Entries with chart source code
------------------------------------------------------------------------

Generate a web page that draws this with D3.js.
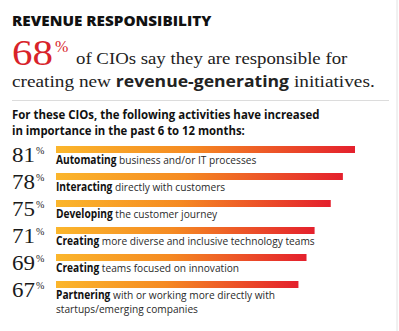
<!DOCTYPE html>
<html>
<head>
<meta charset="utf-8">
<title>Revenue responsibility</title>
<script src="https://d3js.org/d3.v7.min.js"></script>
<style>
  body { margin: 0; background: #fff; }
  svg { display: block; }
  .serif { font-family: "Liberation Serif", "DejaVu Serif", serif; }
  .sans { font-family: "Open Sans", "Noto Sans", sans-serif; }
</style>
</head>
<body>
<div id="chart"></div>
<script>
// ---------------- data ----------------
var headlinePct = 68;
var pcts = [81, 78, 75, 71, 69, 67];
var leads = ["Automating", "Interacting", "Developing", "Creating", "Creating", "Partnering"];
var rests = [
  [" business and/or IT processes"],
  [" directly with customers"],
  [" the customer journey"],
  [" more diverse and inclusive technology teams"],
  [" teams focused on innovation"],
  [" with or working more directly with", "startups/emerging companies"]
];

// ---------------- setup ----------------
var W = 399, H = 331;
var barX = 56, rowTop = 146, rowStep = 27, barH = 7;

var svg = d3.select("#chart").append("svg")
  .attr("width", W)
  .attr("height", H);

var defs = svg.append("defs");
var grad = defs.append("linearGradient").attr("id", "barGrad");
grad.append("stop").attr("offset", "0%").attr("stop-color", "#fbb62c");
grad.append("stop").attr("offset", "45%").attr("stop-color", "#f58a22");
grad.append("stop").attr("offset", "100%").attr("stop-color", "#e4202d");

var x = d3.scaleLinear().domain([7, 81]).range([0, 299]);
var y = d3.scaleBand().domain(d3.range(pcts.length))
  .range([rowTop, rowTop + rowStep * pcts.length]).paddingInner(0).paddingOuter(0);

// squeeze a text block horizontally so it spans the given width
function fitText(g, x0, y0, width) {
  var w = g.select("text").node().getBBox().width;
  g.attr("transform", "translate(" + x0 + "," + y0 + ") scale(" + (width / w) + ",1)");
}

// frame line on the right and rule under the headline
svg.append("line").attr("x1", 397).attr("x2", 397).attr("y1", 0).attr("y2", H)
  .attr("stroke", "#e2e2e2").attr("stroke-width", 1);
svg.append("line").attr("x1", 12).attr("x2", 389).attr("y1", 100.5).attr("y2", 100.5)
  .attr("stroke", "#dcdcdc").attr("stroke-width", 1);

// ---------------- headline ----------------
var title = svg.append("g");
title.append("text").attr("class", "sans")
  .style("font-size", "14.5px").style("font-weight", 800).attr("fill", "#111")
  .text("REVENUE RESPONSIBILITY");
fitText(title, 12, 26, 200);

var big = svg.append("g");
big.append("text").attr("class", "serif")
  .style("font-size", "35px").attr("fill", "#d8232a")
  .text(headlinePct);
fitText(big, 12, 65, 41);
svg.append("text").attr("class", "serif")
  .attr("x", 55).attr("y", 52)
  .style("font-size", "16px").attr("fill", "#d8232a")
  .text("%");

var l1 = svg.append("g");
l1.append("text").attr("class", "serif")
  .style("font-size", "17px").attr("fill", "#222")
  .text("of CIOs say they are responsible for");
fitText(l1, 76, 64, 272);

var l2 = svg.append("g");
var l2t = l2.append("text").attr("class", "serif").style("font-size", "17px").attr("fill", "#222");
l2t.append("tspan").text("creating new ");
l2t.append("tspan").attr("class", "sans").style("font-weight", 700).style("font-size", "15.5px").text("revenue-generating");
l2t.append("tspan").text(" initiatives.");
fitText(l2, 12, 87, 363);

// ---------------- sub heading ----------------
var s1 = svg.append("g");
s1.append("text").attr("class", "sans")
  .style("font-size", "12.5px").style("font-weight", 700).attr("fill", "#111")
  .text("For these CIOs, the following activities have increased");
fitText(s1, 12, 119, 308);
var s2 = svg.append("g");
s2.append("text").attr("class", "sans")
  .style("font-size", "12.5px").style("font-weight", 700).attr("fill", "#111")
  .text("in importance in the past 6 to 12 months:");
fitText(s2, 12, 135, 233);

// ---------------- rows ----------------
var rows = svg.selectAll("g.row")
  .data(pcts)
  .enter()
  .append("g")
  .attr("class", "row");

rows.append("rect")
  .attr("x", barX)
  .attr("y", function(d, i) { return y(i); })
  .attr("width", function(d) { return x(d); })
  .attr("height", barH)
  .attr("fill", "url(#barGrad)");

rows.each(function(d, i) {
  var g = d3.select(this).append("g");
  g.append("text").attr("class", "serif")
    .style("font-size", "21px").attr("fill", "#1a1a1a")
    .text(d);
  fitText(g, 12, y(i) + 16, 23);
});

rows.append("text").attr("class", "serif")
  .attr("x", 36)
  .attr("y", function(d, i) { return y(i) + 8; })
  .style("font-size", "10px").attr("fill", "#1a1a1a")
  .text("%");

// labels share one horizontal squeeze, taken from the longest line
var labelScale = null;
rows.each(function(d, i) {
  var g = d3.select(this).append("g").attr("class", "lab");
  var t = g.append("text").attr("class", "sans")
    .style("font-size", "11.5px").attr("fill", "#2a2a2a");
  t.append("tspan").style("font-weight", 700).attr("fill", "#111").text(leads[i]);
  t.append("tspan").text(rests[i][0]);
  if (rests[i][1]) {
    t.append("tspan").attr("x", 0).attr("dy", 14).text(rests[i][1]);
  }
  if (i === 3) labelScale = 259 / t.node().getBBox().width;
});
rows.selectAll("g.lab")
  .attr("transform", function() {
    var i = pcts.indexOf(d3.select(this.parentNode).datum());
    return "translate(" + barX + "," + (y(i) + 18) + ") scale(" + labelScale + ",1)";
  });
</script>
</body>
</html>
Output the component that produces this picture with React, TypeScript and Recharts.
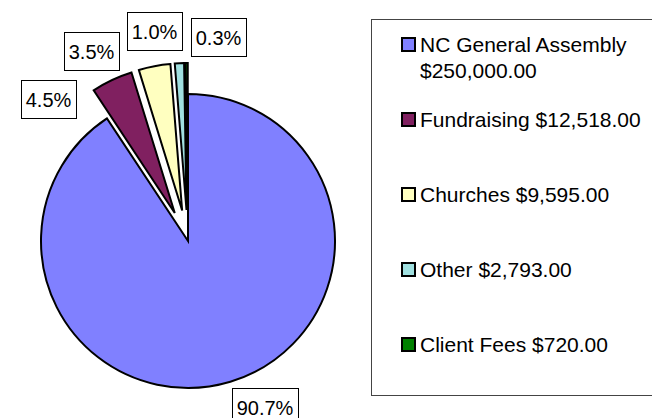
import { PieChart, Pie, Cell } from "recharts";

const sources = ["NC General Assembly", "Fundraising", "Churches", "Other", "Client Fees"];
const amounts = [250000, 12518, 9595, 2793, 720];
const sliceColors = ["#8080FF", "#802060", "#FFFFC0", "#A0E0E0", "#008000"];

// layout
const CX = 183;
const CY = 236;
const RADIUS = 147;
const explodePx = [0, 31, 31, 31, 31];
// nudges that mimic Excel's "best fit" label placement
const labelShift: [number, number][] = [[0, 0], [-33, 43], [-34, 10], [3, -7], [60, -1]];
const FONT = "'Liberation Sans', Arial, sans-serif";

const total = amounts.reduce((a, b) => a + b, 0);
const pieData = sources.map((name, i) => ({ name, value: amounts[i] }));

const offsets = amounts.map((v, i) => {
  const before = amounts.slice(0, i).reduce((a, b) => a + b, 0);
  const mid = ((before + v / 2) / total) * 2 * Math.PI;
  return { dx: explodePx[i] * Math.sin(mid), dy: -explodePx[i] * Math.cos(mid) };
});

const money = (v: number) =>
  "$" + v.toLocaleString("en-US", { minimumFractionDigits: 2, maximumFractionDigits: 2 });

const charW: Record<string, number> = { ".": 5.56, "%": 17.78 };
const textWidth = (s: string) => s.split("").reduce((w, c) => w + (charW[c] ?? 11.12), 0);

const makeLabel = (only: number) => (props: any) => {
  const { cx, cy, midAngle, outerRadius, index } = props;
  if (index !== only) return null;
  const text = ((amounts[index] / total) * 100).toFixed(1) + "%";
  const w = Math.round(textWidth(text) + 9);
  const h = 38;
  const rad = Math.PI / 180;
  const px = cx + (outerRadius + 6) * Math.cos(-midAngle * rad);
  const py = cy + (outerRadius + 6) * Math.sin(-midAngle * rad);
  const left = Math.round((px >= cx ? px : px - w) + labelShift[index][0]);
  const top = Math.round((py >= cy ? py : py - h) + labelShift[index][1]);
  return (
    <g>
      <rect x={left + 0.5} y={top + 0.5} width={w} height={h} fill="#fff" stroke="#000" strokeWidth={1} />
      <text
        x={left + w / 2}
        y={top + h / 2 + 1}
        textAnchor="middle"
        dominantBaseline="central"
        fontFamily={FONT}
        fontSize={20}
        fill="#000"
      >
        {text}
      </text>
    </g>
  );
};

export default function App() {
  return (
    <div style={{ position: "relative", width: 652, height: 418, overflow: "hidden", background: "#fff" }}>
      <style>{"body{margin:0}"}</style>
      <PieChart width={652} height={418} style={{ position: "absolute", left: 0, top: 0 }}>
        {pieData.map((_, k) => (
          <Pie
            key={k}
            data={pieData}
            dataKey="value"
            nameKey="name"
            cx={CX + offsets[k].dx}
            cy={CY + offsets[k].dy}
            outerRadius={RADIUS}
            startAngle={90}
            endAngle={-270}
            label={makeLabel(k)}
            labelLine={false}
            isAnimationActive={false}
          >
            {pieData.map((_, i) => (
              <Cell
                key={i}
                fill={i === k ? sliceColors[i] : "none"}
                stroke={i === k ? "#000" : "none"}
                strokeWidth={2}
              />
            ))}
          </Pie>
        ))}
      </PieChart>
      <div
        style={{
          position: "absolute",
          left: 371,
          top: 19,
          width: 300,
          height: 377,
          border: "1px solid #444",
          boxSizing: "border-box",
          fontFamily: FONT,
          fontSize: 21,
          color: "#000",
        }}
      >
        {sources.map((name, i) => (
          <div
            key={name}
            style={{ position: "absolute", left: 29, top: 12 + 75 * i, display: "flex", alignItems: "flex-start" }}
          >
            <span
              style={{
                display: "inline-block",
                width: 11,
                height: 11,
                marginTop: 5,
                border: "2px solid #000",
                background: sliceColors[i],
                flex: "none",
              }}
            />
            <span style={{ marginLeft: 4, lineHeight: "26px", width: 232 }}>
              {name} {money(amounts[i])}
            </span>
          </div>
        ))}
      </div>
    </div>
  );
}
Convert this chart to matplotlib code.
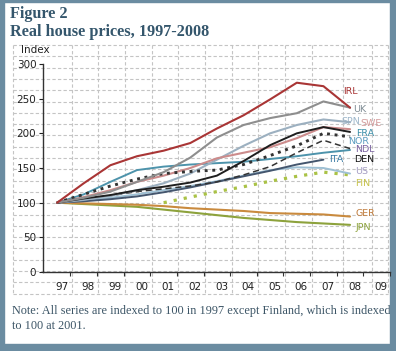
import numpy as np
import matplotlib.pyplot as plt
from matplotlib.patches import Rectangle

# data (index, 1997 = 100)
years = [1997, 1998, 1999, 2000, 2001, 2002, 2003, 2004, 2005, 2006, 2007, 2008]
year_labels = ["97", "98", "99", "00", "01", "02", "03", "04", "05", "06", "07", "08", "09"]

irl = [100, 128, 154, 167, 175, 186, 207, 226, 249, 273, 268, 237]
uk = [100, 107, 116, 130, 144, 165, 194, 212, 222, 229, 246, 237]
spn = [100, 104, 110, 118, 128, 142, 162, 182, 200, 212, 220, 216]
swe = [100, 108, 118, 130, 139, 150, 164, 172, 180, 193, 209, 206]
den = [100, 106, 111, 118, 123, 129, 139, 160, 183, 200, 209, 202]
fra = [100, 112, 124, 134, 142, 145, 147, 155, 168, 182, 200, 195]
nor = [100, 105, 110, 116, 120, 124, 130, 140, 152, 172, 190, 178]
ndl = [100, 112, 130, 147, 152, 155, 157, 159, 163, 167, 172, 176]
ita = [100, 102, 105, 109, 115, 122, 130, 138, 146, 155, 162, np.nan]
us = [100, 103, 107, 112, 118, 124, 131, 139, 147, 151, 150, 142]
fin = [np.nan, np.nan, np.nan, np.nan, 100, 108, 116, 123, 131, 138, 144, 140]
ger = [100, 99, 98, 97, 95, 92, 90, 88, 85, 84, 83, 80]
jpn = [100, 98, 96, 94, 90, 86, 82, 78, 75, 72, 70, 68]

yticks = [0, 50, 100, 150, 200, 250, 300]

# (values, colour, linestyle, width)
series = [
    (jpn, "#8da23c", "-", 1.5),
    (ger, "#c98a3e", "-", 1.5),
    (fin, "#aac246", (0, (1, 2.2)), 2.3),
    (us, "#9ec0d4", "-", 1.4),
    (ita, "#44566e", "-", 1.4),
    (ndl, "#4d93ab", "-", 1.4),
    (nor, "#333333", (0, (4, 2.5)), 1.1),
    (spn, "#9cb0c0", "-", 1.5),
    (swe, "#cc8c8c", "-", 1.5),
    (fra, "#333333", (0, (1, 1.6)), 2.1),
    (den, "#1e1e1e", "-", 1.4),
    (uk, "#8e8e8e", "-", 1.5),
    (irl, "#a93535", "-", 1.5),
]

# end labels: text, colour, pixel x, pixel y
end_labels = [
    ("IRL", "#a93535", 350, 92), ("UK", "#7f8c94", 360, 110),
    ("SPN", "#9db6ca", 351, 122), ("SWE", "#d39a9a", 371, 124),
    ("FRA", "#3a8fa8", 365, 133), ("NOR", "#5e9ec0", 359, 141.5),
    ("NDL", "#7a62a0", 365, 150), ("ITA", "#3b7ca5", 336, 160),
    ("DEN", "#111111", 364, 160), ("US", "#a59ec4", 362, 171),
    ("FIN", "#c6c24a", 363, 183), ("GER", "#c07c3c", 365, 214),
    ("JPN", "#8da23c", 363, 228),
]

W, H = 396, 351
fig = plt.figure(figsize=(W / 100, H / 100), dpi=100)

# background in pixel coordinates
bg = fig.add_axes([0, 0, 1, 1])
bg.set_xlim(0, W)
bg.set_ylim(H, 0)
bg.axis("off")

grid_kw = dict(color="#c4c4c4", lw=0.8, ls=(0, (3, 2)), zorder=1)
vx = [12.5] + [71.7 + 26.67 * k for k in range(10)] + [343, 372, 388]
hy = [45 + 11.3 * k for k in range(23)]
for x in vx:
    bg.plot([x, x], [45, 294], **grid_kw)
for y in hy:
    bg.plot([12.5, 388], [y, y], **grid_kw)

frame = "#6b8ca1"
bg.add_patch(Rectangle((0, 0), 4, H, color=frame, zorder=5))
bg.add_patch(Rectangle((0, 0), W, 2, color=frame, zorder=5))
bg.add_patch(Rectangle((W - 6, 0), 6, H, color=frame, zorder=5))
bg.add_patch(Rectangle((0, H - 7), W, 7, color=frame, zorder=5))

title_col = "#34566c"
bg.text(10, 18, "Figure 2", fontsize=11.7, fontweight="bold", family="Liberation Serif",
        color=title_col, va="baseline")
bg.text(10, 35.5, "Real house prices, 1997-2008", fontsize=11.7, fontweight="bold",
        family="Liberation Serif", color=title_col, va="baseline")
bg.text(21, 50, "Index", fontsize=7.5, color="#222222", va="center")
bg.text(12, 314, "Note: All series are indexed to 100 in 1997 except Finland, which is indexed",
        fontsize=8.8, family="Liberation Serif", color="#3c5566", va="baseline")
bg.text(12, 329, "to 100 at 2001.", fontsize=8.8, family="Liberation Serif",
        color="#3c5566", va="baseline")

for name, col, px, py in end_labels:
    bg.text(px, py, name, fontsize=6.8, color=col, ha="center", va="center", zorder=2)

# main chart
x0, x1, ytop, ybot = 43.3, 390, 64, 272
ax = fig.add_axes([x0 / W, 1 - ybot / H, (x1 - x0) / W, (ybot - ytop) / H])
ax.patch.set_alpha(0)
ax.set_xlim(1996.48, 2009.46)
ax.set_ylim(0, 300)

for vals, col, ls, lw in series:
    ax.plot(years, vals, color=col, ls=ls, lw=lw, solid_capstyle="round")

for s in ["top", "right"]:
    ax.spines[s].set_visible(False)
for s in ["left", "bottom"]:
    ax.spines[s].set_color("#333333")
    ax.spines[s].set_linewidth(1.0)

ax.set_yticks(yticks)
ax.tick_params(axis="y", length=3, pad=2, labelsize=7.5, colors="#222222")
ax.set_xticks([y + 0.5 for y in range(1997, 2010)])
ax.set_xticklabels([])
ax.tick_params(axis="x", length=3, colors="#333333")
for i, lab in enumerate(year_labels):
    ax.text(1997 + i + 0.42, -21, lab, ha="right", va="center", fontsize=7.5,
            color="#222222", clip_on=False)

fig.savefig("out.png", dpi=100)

------------------------------------------------------------------------

■ WORK INSTRUCTIONS
Go from the first line of the data above to the line containing "rowStep * pcts.length]).paddingInner(0).paddingOuter(0);" and retype exactly those lines, both included, but none of the pictures.

■ RESULT OF THIS EXERCISE
Generate a web page that draws this with D3.js.
<!DOCTYPE html>
<html>
<head>
<meta charset="utf-8">
<title>Revenue responsibility</title>
<script src="https://d3js.org/d3.v7.min.js"></script>
<style>
  body { margin: 0; background: #fff; }
  svg { display: block; }
  .serif { font-family: "Liberation Serif", "DejaVu Serif", serif; }
  .sans { font-family: "Open Sans", "Noto Sans", sans-serif; }
</style>
</head>
<body>
<div id="chart"></div>
<script>
// ---------------- data ----------------
var headlinePct = 68;
var pcts = [81, 78, 75, 71, 69, 67];
var leads = ["Automating", "Interacting", "Developing", "Creating", "Creating", "Partnering"];
var rests = [
  [" business and/or IT processes"],
  [" directly with customers"],
  [" the customer journey"],
  [" more diverse and inclusive technology teams"],
  [" teams focused on innovation"],
  [" with or working more directly with", "startups/emerging companies"]
];

// ---------------- setup ----------------
var W = 399, H = 331;
var barX = 56, rowTop = 146, rowStep = 27, barH = 7;

var svg = d3.select("#chart").append("svg")
  .attr("width", W)
  .attr("height", H);

var defs = svg.append("defs");
var grad = defs.append("linearGradient").attr("id", "barGrad");
grad.append("stop").attr("offset", "0%").attr("stop-color", "#fbb62c");
grad.append("stop").attr("offset", "45%").attr("stop-color", "#f58a22");
grad.append("stop").attr("offset", "100%").attr("stop-color", "#e4202d");

var x = d3.scaleLinear().domain([7, 81]).range([0, 299]);
var y = d3.scaleBand().domain(d3.range(pcts.length))
  .range([rowTop, rowTop + rowStep * pcts.length]).paddingInner(0).paddingOuter(0);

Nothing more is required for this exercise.